GIUSTIZIA TRIBUTARIA E (CONTRO)RIFORMA, di Teodoro Klitsche de la Grange

GIUSTIZIA TRIBUTARIA E (CONTRO)RIFORMA

Da quanto riporta la stampa mainstream (giuliva come al solito) la riforma della giustizia tributaria sarebbe ai nastri di partenza e dovrebbe principalmente:

– ridurre il contenzioso e la durata del processi

– garantire i diritti del contribuente

Tra i mezzi indicati agli scopi suddetti (oltre a quelli già esistenti nell’ordinamento, onde non si capisce cosa ci sia d’innovativo), ci sarebbero il Giudice monocratico per le liti “bagatellari”, cioè inferiori a € 3.000,00, la riduzione delle possibilità di appello, l’ammissione – almeno in parte – delle prove testimoniali.

Mentre per quest’ultima proposta non si può che concordare, quanto al Giudice monocratico e soprattutto alla riduzione del controllo (di merito) attraverso l’eliminazione – per le “piccole liti” – dell’appello, c’è da obiettare.

È vero che il giudice monocratico è più spiccio e più economico, perché fa da solo quello che fanno in tre; e che già per molti tipi di controversie il giudice è monocratico, senza apprezzabili differenze. Resta il fatto che prescrivere come limite della competenza il valore ha il sapore di una minore attenzione ai contribuenti con liti modeste, i quali sono, presumibilmente, i meno abbienti. Ma che, soprattutto sono, per il numero, quelli che sopportano oneri complessivamente – in linea sempre presuntiva – maggiori. Sembra un accorgimento – indirizzato a garantire il gettito delle imposte più che diritti dei contribuenti. Anche se, comunque, nel sistema italiano c’è di molto peggio.

Dove tale tendenza è manifesta e prevalente è nella riduzione della possibilità d’appello. Qui il contrasto tra i fini di garantire il gettito o i diritti del contribuente è ben più vistoso che per il giudice monocratico. Il doppio grado di giudizio è la garanzia di un doppio esame completo della controversia. Altri mezzi d’impugnazione, come quelli più praticati, cassazione e revocazione, non comportano alcun riesame completo della lite, ma solo – per essere attivati – che la sentenza impugnata sia affetta da tassative tipologie di errori/violazioni (art. 360 e 395 c.,p.c.). Oltretutto una riforma di una decina di anni fa ha ridotto la possibilità di controllo della Cassazione sulla motivazione della sentenza; mentre la revocazione ha l’inconveniente che a giudicare sono giudici dello stesso ufficio di quelli che hanno deciso la sentenza gravata. Manca a tali mezzi l’ampiezza di esame garantita dall’appello.
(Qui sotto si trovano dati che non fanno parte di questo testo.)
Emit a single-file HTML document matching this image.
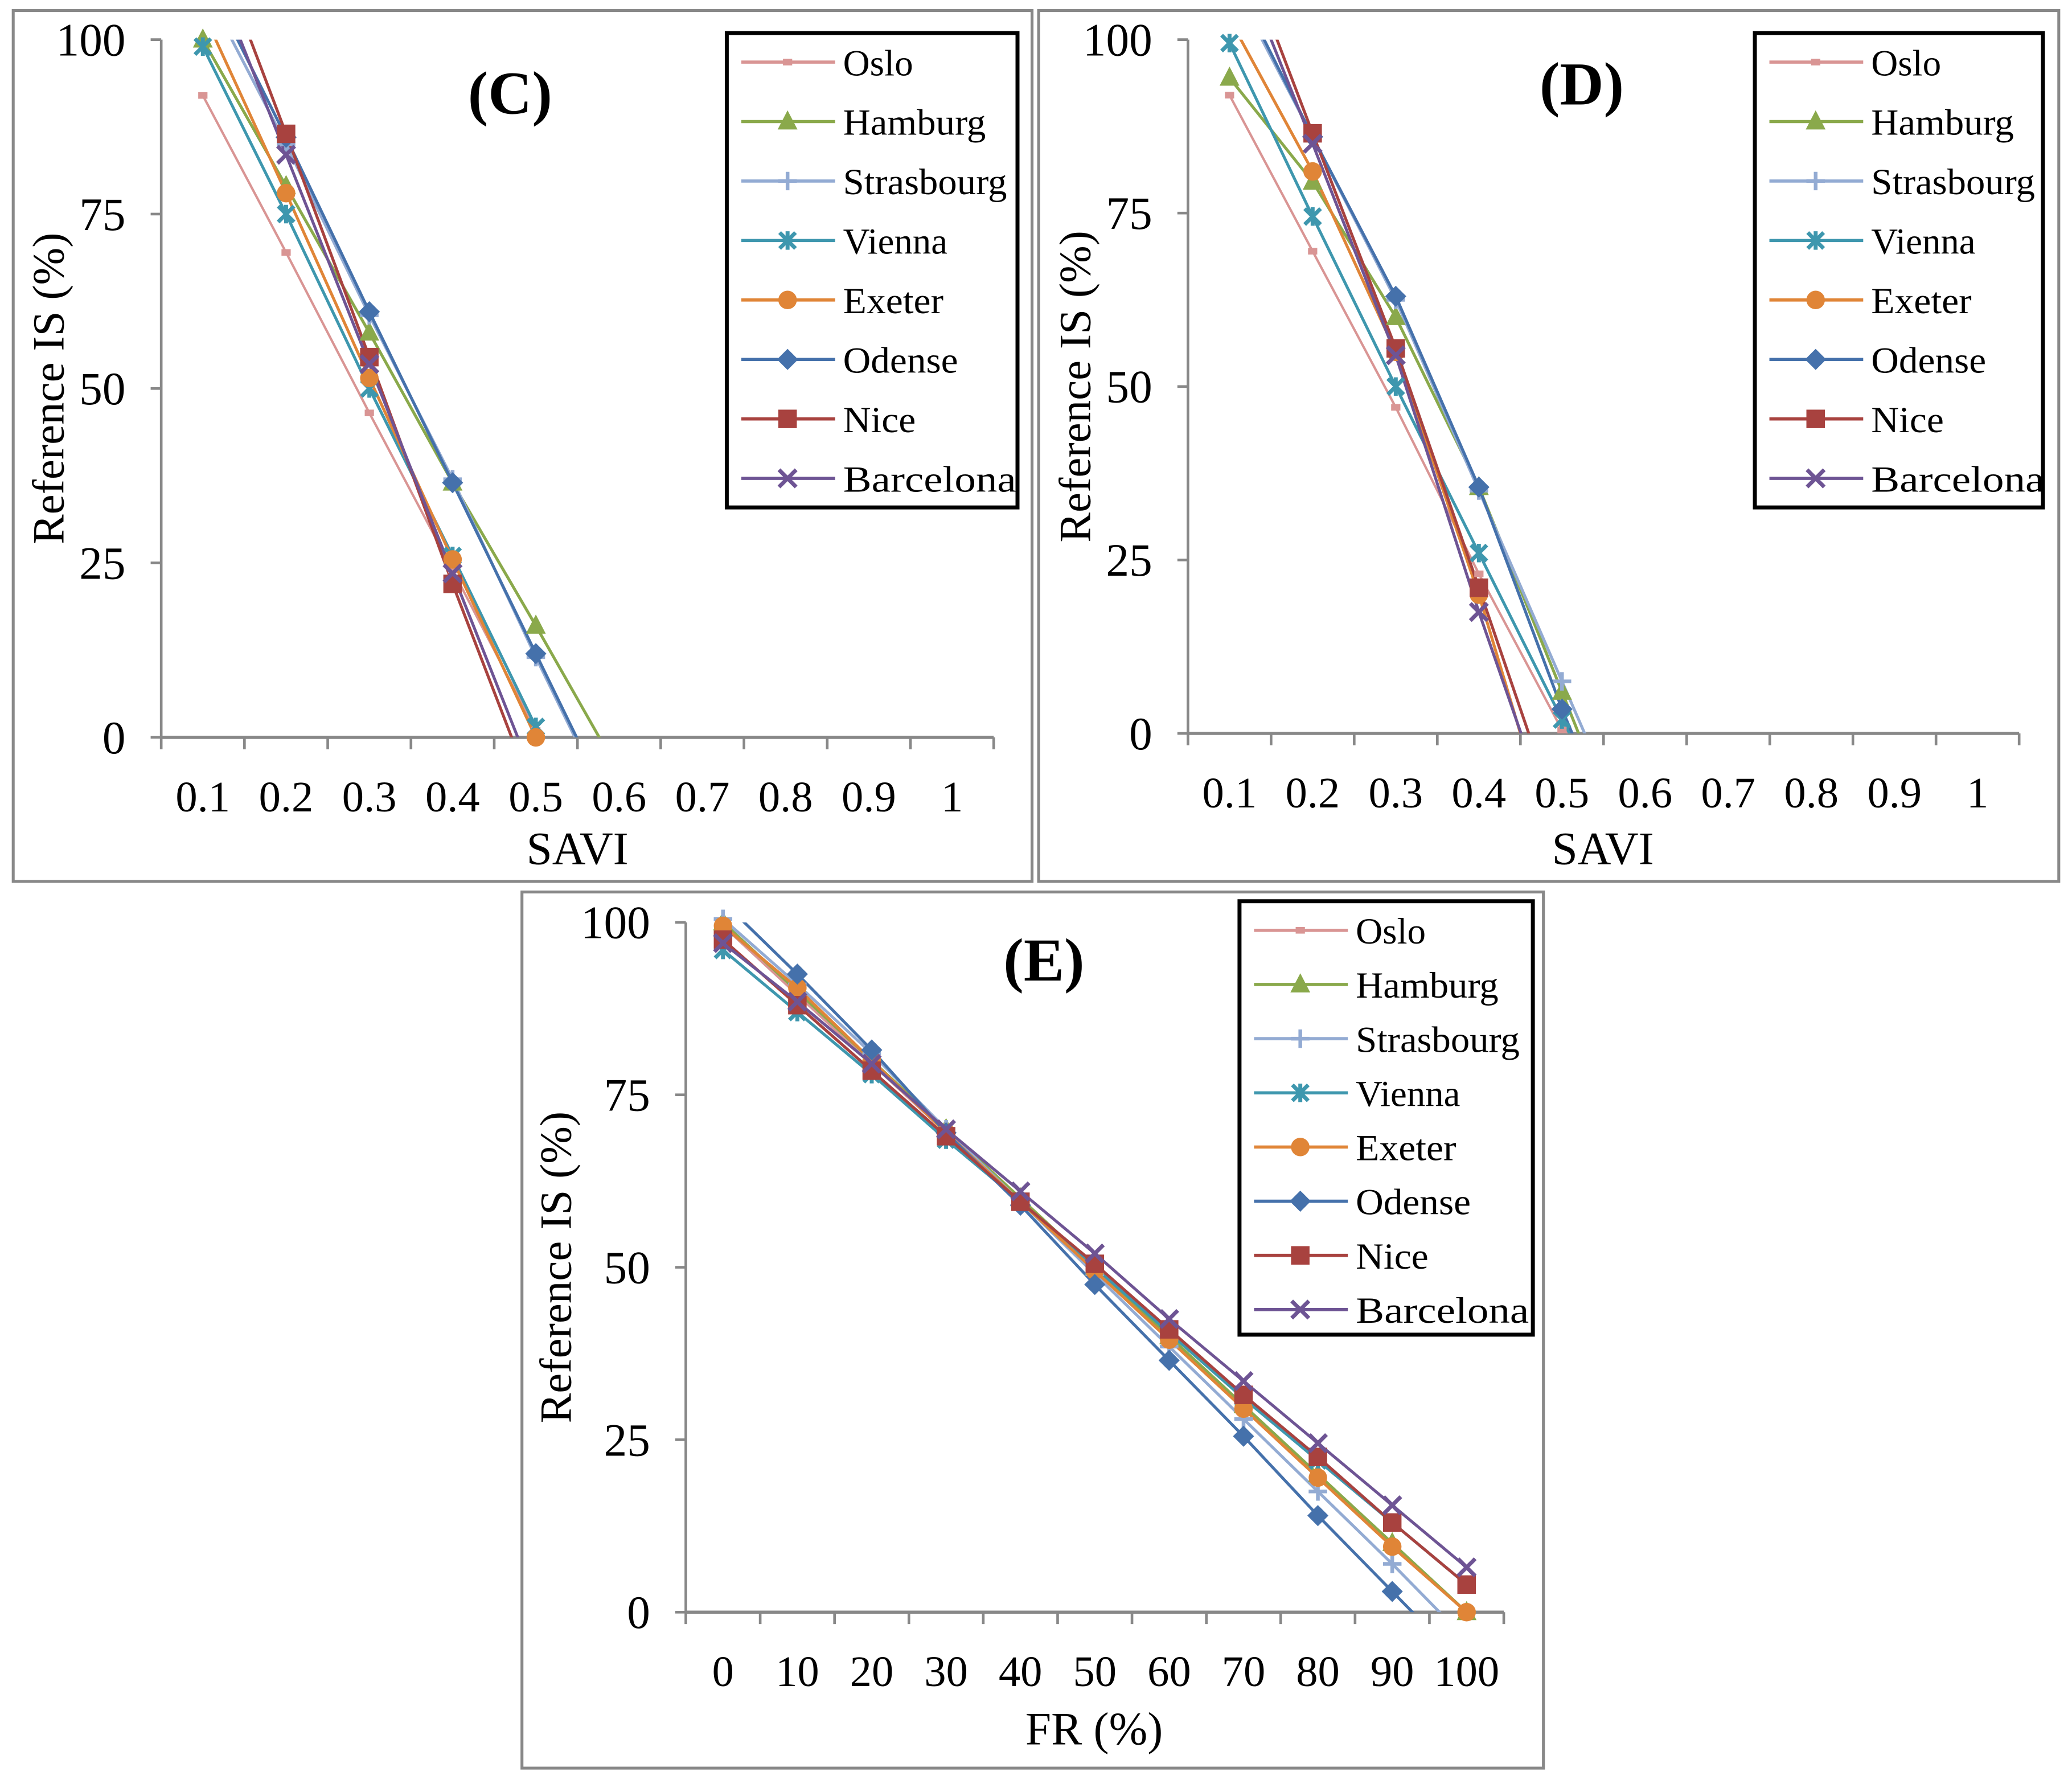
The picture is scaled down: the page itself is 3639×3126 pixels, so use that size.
<!DOCTYPE html>
<html><head><meta charset="utf-8"><style>
html,body{margin:0;padding:0;background:#fff}
svg{display:block}
text{font-family:"Liberation Serif",serif;fill:#000}
</style></head><body>
<svg id="fig" width="3639" height="3126" viewBox="0 0 1568 1347" preserveAspectRatio="none" xmlns="http://www.w3.org/2000/svg">
<rect x="0" y="0" width="1568" height="1347" fill="#fff"/>
<rect x="10" y="8" width="771" height="659" fill="none" stroke="#888" stroke-width="2.2"/>
<rect x="786" y="8" width="772" height="659" fill="none" stroke="#888" stroke-width="2.2"/>
<rect x="395" y="675" width="773" height="663" fill="none" stroke="#888" stroke-width="2.2"/>
</svg>
<script>
const cities = ["Oslo","Hamburg","Strasbourg","Vienna","Exeter","Odense","Nice","Barcelona"];
const colors = ["#d99594","#8aa94b","#93abd3","#3e97ae","#e08537","#4571ab","#a8423f","#6e5494"];
const markers = ["dash","triangle","plus","star","circle","diamond","square","x"];
const savTicks = ["0.1","0.2","0.3","0.4","0.5","0.6","0.7","0.8","0.9","1"];
const frTicks = ["0","10","20","30","40","50","60","70","80","90","100"];
const yTicks = [0,25,50,75,100];
// Panel C values at SAVI 0.1..0.6 (values outside 0-100 are clipped, no marker)
const cOslo = [92,69.5,46.5,24,1];
const cHamburg = [100,79,58,36.5,16,-5];
const cStrasbourg = [108,85,60.5,37,11.5,-13];
const cVienna = [99,75,50,26,1.5,-22];
const cExeter = [104,78,51.5,25.5,0];
const cOdense = [110,86,61,36.5,12,-12.5];
const cNice = [118,86.5,54.5,22,-9];
const cBarcelona = [113.5,83.5,53.5,23.5,-6.5];
// Panel D values
const dOslo = [92,69.5,47,23,0.5,-5];
const dHamburg = [94.5,79.5,60,35.5,6,-24];
const dStrasbourg = [109,86,62.5,35,7.5,-20];
const dVienna = [99.5,74.5,50,26,2,-20];
const dExeter = [103,81,55,20,-20];
const dOdense = [110,86,63,35.5,3.5,-25];
const dNice = [118,86.5,55.5,21,-14];
const dBarcelona = [115,85,54.5,17.5,-17];
// Panel E values at FR 0..100
const eOslo = [99.5,89.5,79.5,69.5,59.5,49.5,39.5,29.5,19.5,9.5,0];
const eHamburg = [100,90,80,70,60,50,40,30,20,10,0];
const eStrasbourg = [100.5,91,81,70,59.5,49,38.5,28,17.5,7,-4];
const eVienna = [96,87,78,68.5,59.5,50,40.5,31,22,13,4];
const eExeter = [99.5,90.5,80,69.5,59.5,49.5,39.5,29.5,19.5,9.5,0];
const eOdense = [103,92.5,81.5,69.5,59,47.5,36.5,25.5,14,3,-8];
const eNice = [97.5,88,78.5,69,59.5,50.5,41,31.5,22.5,13,4];
const eBarcelona = [97,88.5,79.5,70,61,52,42.5,33.5,24.5,15.5,6.5];

const NS="http://www.w3.org/2000/svg";
const svg=document.getElementById('fig');
function mk(tag,attrs,parent){const e=document.createElementNS(NS,tag);for(const k in attrs)e.setAttribute(k,attrs[k]);(parent||svg).appendChild(e);return e;}

function marker(g,type,x,y,col){
  let e;
  if(type==="dash"){e=mk('rect',{x:x-3.5,y:y-2.5,width:7,height:5,fill:col},g);}
  else if(type==="triangle"){e=mk('polygon',{points:`${x},${y-8.5} ${x+7.5},${y+6} ${x-7.5},${y+6}`,fill:col},g);}
  else if(type==="plus"){e=mk('path',{d:`M${x-7},${y}H${x+7}M${x},${y-7}V${y+7}`,stroke:col,'stroke-width':2.8,fill:'none'},g);}
  else if(type==="star"){e=mk('path',{d:`M${x-6},${y-6}L${x+6},${y+6}M${x-6},${y+6}L${x+6},${y-6}M${x},${y-7}V${y+7}`,stroke:col,'stroke-width':3,fill:'none'},g);}
  else if(type==="circle"){e=mk('circle',{cx:x,cy:y,r:7,fill:col},g);}
  else if(type==="diamond"){e=mk('polygon',{points:`${x},${y-8} ${x+8},${y} ${x},${y+8} ${x-8},${y}`,fill:col},g);}
  else if(type==="square"){e=mk('rect',{x:x-7,y:y-7,width:14,height:14,fill:col},g);}
  else {e=mk('path',{d:`M${x-6.5},${y-6.5}L${x+6.5},${y+6.5}M${x-6.5},${y+6.5}L${x+6.5},${y-6.5}`,stroke:col,'stroke-width':3,fill:'none'},g);}
  
  
}

function panel(cfg){
  const g=mk('g',{});
  
  
  const n=cfg.ticks.length;
  const step=(cfg.x1-cfg.x0)/n;
  const xs=i=>cfg.x0+step*(i+0.5);
  const ys=v=>cfg.y0-(v/100)*(cfg.y0-cfg.y100);
  const ya=mk('line',{x1:cfg.x0,y1:cfg.y100,x2:cfg.x0,y2:cfg.y0,stroke:'#888','stroke-width':2},g);
  
  
  yTicks.forEach(v=>{
    mk('line',{x1:cfg.x0-8,y1:ys(v),x2:cfg.x0,y2:ys(v),stroke:'#888','stroke-width':2},g);
    const t=mk('text',{x:cfg.x0-27,y:ys(v)+12,'text-anchor':'end','font-size':35},g);
    t.textContent=v;
    
    
  });
  const xa=mk('line',{x1:cfg.x0,y1:cfg.y0,x2:cfg.x1,y2:cfg.y0,stroke:'#888','stroke-width':2.4},g);
  
  
  for(let i=0;i<=n;i++){mk('line',{x1:cfg.x0+step*i,y1:cfg.y0,x2:cfg.x0+step*i,y2:cfg.y0+9,stroke:'#888','stroke-width':2},g);}
  cfg.ticks.forEach((lab,i)=>{
    const t=mk('text',{x:xs(i),y:cfg.y0+56,'text-anchor':'middle','font-size':33},g);
    t.textContent=lab;
    
    
  });
  const xt=mk('text',{x:cfg.xtx,y:cfg.xty,'text-anchor':'middle','font-size':35},g);
  xt.textContent=cfg.xtitle;
  
  
  const yt=mk('text',{x:0,y:0,'text-anchor':'middle','font-size':34,transform:`translate(${cfg.ytx},${(cfg.y0+cfg.y100)/2}) rotate(-90)`},g);
  yt.textContent="Reference IS (%)";
  
  
  const tt=mk('text',{x:cfg.tx,y:cfg.ty,'text-anchor':'middle','font-size':46,'font-weight':'bold'},g);
  tt.textContent=cfg.title;
  
  
  const cid='clip'+cfg.name;
  const cp=mk('clipPath',{id:cid},g);
  mk('rect',{x:cfg.x0,y:cfg.y100,width:cfg.x1-cfg.x0,height:cfg.y0-cfg.y100},cp);
  const sg=mk('g',{'clip-path':`url(#${cid})`},g);
  const mg=mk('g',{},g);
  cfg.series.forEach((vals,si)=>{
    const pts=vals.map((v,i)=>`${xs(i)},${ys(v)}`).join(' ');
    const pl=mk('polyline',{points:pts,fill:'none',stroke:colors[si],'stroke-width':si===0?1.8:2.2,'stroke-linejoin':'round'},sg);
    
    
  });
  cfg.series.forEach((vals,si)=>{
    vals.forEach((v,i)=>{ if(v>=0&&v<=100.5) marker(mg,markers[si],xs(i),ys(v),colors[si]); });
  });
  const lg=mk('g',{},g);
  
  
  mk('rect',{x:cfg.lx,y:cfg.ly,width:cfg.lw,height:cfg.lh,fill:'#fff',stroke:'#000','stroke-width':3},lg);
  cities.forEach((c,i)=>{
    const yy=cfg.ly+22+i*cfg.ls;
    const le=mk('g',{},lg);
    
    
    mk('line',{x1:cfg.lx+11,y1:yy,x2:cfg.lx+82,y2:yy,stroke:colors[i],'stroke-width':2.4},le);
    marker(le,markers[i],cfg.lx+46,yy,colors[i]);
    const t=mk('text',{x:cfg.lx+88,y:yy+10,'font-size':28,textLength:cfg.tl[i],lengthAdjust:'spacingAndGlyphs'},le);
    t.textContent=c;
  });
}
const tlC=[53,108,124,79,76,87,55,131];

panel({name:'panel-c',x0:122,x1:752,y0:558,y100:30,ticks:savTicks,xtitle:'SAVI',xtx:437,xty:654,ytx:48,title:'(C)',tx:386,ty:86,
  series:[cOslo,cHamburg,cStrasbourg,cVienna,cExeter,cOdense,cNice,cBarcelona],lx:550,ly:25,lw:220,lh:359,ls:45,tl:tlC});
panel({name:'panel-d',x0:899,x1:1528,y0:555,y100:30,ticks:savTicks,xtitle:'SAVI',xtx:1213,xty:654,ytx:825,title:'(D)',tx:1197,ty:79,
  series:[dOslo,dHamburg,dStrasbourg,dVienna,dExeter,dOdense,dNice,dBarcelona],lx:1328,ly:25,lw:218,lh:359,ls:45,tl:tlC});
panel({name:'panel-e',x0:519,x1:1138,y0:1220,y100:698,ticks:frTicks,xtitle:'FR (%)',xtx:828,xty:1320,ytx:432,title:'(E)',tx:790,ty:742,
  series:[eOslo,eHamburg,eStrasbourg,eVienna,eExeter,eOdense,eNice,eBarcelona],lx:938,ly:682,lw:222,lh:328,ls:41,tl:tlC});
</script>
</body></html>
In conclusione, e salvo ritornare sul tema, l’impressione indotta dalle principali innovazioni che si vorrebbero apportare all’esistente è quella cui ci hanno abituato tutte le “riforme” degli ultimi decenni sul rapporto tra cittadini e P.A.: che si voglia cambiare qualcosa, si, ma riducendo diritti e garanzie delle parti private, addossandone poi la responsabilità – in gran parte – alle istituzioni europee. Tipico espediente di classi dirigenti in decadenza: si tira il sasso, ma si nasconde la mano. Stavolta sarebbe il PNRR a imporre tali innovazioni.

Ma non è così: a leggere le sentenze della Corte europea sulla giustizia italiana, la Carta di Nizza, le stesse reprimende ripetute da politici e commentatori esteri (ad esempio sulla responsabilità dei giudici) l’alternativa tra gettito e garanzie non ha il carattere decisivo, attribuitogli dai centri di potere nazionali.

Piuttosto è confermata la tendenza interna che le riforme della giustizia sono orientate più in funzione del portafoglio pubblico che delle garanzie private. Sono innovazioni ispirate ad una visione ragionieristica più che giuridica. Decidere meno controversie, con costi minori e gettito fiscale maggiore è l’obiettivo reale e perseguito; come se la decisione delle vertenze ne cives ad arma ruant, con prontezza e senso della giustizia, fosse un optional, uno scopo minore rispetto al primo. Il senso dello Stato è costruito sulla partita doppia e non in vista della pace (sociale e politica).  L’intendenza non segue più, come diceva De Gaulle, ma conduce le danze. Illusione, alle lunghe, quanto mai pericolosa.